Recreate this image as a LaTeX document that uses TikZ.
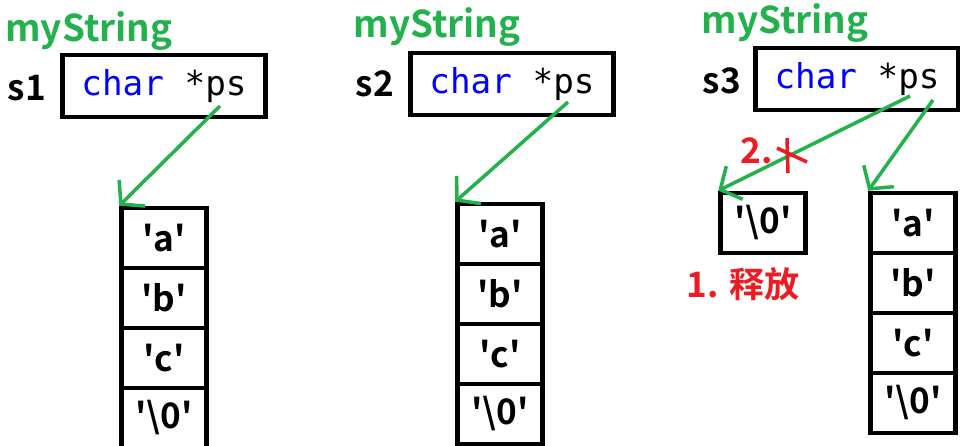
\documentclass[tikz,border=0pt]{standalone}
\usepackage{fontspec}
\setmainfont{Noto Sans CJK SC}[BoldFont={Noto Sans CJK SC Bold}]
\setmonofont{DejaVu Sans Mono}
\usetikzlibrary{arrows.meta}

\definecolor{paintgreen}{RGB}{34,177,76}
\definecolor{paintred}{RGB}{237,28,36}

% straight single quotes round a char literal
\newcommand{\chq}[1]{\textquotesingle#1\textquotesingle}

\begin{document}
\begin{tikzpicture}[x=0.02cm, y=-0.02cm,
        every node/.style={font=\bfseries\fontsize{20}{24}\selectfont},
        title/.style={text=paintgreen, font=\bfseries\fontsize{21}{24}\selectfont},
        membox/.style={draw, line width=2.6pt, minimum width=4.06cm, minimum height=1.24cm,
            font=\ttfamily\fontsize{19.5}{22}\selectfont},
        cell/.style={draw, line width=2.6pt, minimum width=1.7cm, minimum height=1.2cm, inner sep=0pt},
        ptr/.style={draw=paintgreen, line width=2pt,
            -{Straight Barb[length=9pt, width=21pt, line width=2pt]}},
        note/.style={text=paintred},
        cross/.style={draw=paintred, line width=2pt}]
        \useasboundingbox (0,0) rectangle (960,446);

        % s1
        \node[title] (t1) at (89,31) {myString};
        \node (n1) at (27,88) {s1};
        \node[membox] (b1) at (164,86) {\textcolor{blue}{char} *ps};
        \node[cell] (a1) at (164,238) {\chq{a}};
        \node[cell] (a2) at (164,298) {\chq{b}};
        \node[cell] (a3) at (164,358) {\chq{c}};
        \node[cell] (a4) at (164,418) {\chq{\textbackslash0}};
        \coordinate (p1) at (220,106);
        \draw[ptr] (p1) -- (a1.north west);

        % s2
        \node[title] (t2) at (437,27) {myString};
        \node (n2) at (375,84) {s2};
        \node[membox] (b2) at (512,84) {\textcolor{blue}{char} *ps};
        \node[cell] (c1) at (500,234) {\chq{a}};
        \node[cell] (c2) at (500,294) {\chq{b}};
        \node[cell] (c3) at (500,354) {\chq{c}};
        \node[cell] (c4) at (500,414) {\chq{\textbackslash0}};
        \coordinate (p2) at (568,102);
        \draw[ptr] (p2) -- (c1.north west);

        % s3
        \node[title] (t3) at (785,23) {myString};
        \node (n3) at (722,81) {s3};
        \node[membox] (b3) at (857,79) {\textcolor{blue}{char} *ps};
        \node[cell] (z1) at (763,223) {\chq{\textbackslash0}};
        \node[cell] (d1) at (913,223) {\chq{a}};
        \node[cell] (d2) at (913,283) {\chq{b}};
        \node[cell] (d3) at (913,343) {\chq{c}};
        \node[cell] (d4) at (913,403) {\chq{\textbackslash0}};
        \coordinate (p3) at (910,96);
        \coordinate (p4) at (933,100);
        \draw[ptr] (p3) -- (z1.north west);
        \draw[ptr] (p4) -- (d1.north west);

        % freeing the old buffer
        \node[note] (two) at (757,151) {2.};
        \coordinate (x1) at (787,138);
        \coordinate (x2) at (788,173);
        \coordinate (x3) at (777,148);
        \coordinate (x4) at (807,162);
        \draw[cross] (x1) -- (x2) (x3) -- (x4);
        \node[note] (one) at (743,284) {1. 释放};
\end{tikzpicture}
\end{document}
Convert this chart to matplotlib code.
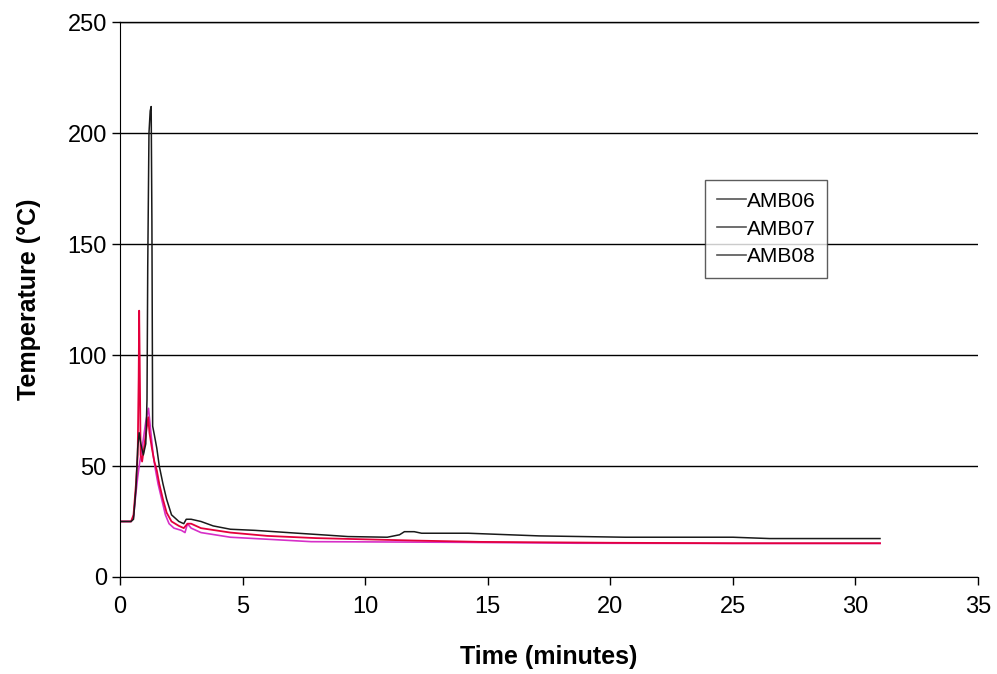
import matplotlib
matplotlib.use('Agg')
from matplotlib import pyplot as plt
from matplotlib.lines import Line2D

plt.rcParams['font.family'] = ['Liberation Sans', 'DejaVu Sans']

# AMB06 thermocouple (minutes, deg C)
amb06_time = [0, 0.45, 0.55, 0.65, 0.72, 0.78, 0.85, 0.95, 1.05, 1.1, 1.13, 1.18, 1.23, 1.27,
              1.3, 1.33, 1.4, 1.5, 1.6, 1.75, 1.9, 2.1, 2.4, 2.6, 2.7, 2.9, 3.3, 3.8, 4.5,
              5.5, 7.25, 8.5, 9.3, 10.9, 11.4, 11.6, 12.0, 12.3, 14.2, 17.1, 20.6, 25.0, 26.5, 31.0]
amb06_temp = [25, 25, 26, 40, 58, 65, 60, 55, 60, 80, 140, 200, 210, 212,
              160, 68, 64, 58, 50, 42, 35, 28, 25, 24, 26, 26, 25, 23, 21.5,
              21, 19.7, 18.8, 18.2, 17.9, 19, 20.4, 20.4, 19.7, 19.7, 18.5, 17.9, 17.9, 17.3, 17.3]

# AMB07 thermocouple
amb07_time = [0, 0.45, 0.55, 0.65, 0.72, 0.76, 0.78, 0.8, 0.84, 0.9, 1.0, 1.1, 1.15, 1.2, 1.3,
              1.4, 1.5, 1.6, 1.75, 1.9, 2.1, 2.4, 2.6, 2.75, 2.9, 3.3, 4.5, 6.0, 8.0,
              10.9, 12.0, 14.7, 20.0, 25.0, 31.0]
amb07_temp = [25, 25, 28, 42, 55, 90, 120, 100, 55, 52, 60, 68, 72, 65, 58,
              52, 48, 42, 35, 29, 25, 23, 22, 24, 24, 22, 20, 18.5, 17.5,
              16.7, 16.4, 15.8, 15.4, 15.2, 15.2]

# AMB08 thermocouple
amb08_time = [0, 0.45, 0.55, 0.65, 0.72, 0.78, 0.85, 0.95, 1.05, 1.16, 1.25, 1.35, 1.45, 1.55,
              1.7, 1.85, 2.0, 2.2, 2.5, 2.65, 2.75, 2.9, 3.3, 4.5, 6.0, 7.8, 10.0, 14.0,
              18.6, 25.0, 31.0]
amb08_temp = [25, 25, 27, 38, 45, 50, 55, 62, 70, 76, 66, 55, 48, 42,
              35, 28, 24, 22, 21, 20, 24, 22, 20, 17.9, 17, 15.9, 15.8, 15.6,
              15.2, 15.1, 15.1]

series_names = ['AMB06', 'AMB07', 'AMB08']

fig = plt.figure(figsize=(9.97, 6.74), dpi=100)
ax = fig.add_axes([0.1204, 0.144, 0.8606, 0.823])

ax.plot(amb08_time, amb08_temp, color='#d62fc8', lw=1.2)
ax.plot(amb07_time, amb07_temp, color='#e3003c', lw=1.3)
ax.plot(amb06_time, amb06_temp, color='#1a1a1a', lw=1.1)

ax.set_xlim(0, 35)
ax.set_ylim(0, 250)
ax.set_xticks(range(0, 36, 5))
ax.set_yticks(range(0, 251, 50))
ax.yaxis.grid(True, color='black', lw=1)
ax.set_axisbelow(True)
ax.spines['right'].set_visible(False)
ax.spines['top'].set_visible(False)
ax.axhline(250, color='black', lw=1, clip_on=False)
ax.tick_params(axis='both', direction='out', length=6, width=1, labelsize=17, colors='black')
ax.tick_params(axis='x', pad=8)

ax.set_xlabel('Time (minutes)', fontsize=18, fontweight='bold', labelpad=19)
ax.set_ylabel('Temperature (\u00b0C)', fontsize=18, fontweight='bold', labelpad=19)

# legend keys are drawn in a plain grey
handles = [Line2D([], [], color='#555555', lw=1.2) for _ in series_names]
leg = ax.legend(handles, series_names, loc='upper left', bbox_to_anchor=(0.682, 0.715),
                fontsize=15, frameon=True, fancybox=False, handlelength=1.4,
                handletextpad=0.05, labelspacing=0.42, borderpad=0.55, borderaxespad=0)
leg.get_frame().set_edgecolor('#333333')
leg.get_frame().set_linewidth(1)

fig.savefig('out.png', dpi=100)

#### Task goal:
Extract, word for word, each line from the top of the data down to and including the line with "-- (a1.north west);"; skip the pictures.

#### Task response:
Recreate this image as a LaTeX document that uses TikZ.
\documentclass[tikz,border=0pt]{standalone}
\usepackage{fontspec}
\setmainfont{Noto Sans CJK SC}[BoldFont={Noto Sans CJK SC Bold}]
\setmonofont{DejaVu Sans Mono}
\usetikzlibrary{arrows.meta}

\definecolor{paintgreen}{RGB}{34,177,76}
\definecolor{paintred}{RGB}{237,28,36}

% straight single quotes round a char literal
\newcommand{\chq}[1]{\textquotesingle#1\textquotesingle}

\begin{document}
\begin{tikzpicture}[x=0.02cm, y=-0.02cm,
        every node/.style={font=\bfseries\fontsize{20}{24}\selectfont},
        title/.style={text=paintgreen, font=\bfseries\fontsize{21}{24}\selectfont},
        membox/.style={draw, line width=2.6pt, minimum width=4.06cm, minimum height=1.24cm,
            font=\ttfamily\fontsize{19.5}{22}\selectfont},
        cell/.style={draw, line width=2.6pt, minimum width=1.7cm, minimum height=1.2cm, inner sep=0pt},
        ptr/.style={draw=paintgreen, line width=2pt,
            -{Straight Barb[length=9pt, width=21pt, line width=2pt]}},
        note/.style={text=paintred},
        cross/.style={draw=paintred, line width=2pt}]
        \useasboundingbox (0,0) rectangle (960,446);

        % s1
        \node[title] (t1) at (89,31) {myString};
        \node (n1) at (27,88) {s1};
        \node[membox] (b1) at (164,86) {\textcolor{blue}{char} *ps};
        \node[cell] (a1) at (164,238) {\chq{a}};
        \node[cell] (a2) at (164,298) {\chq{b}};
        \node[cell] (a3) at (164,358) {\chq{c}};
        \node[cell] (a4) at (164,418) {\chq{\textbackslash0}};
        \coordinate (p1) at (220,106);
        \draw[ptr] (p1) -- (a1.north west);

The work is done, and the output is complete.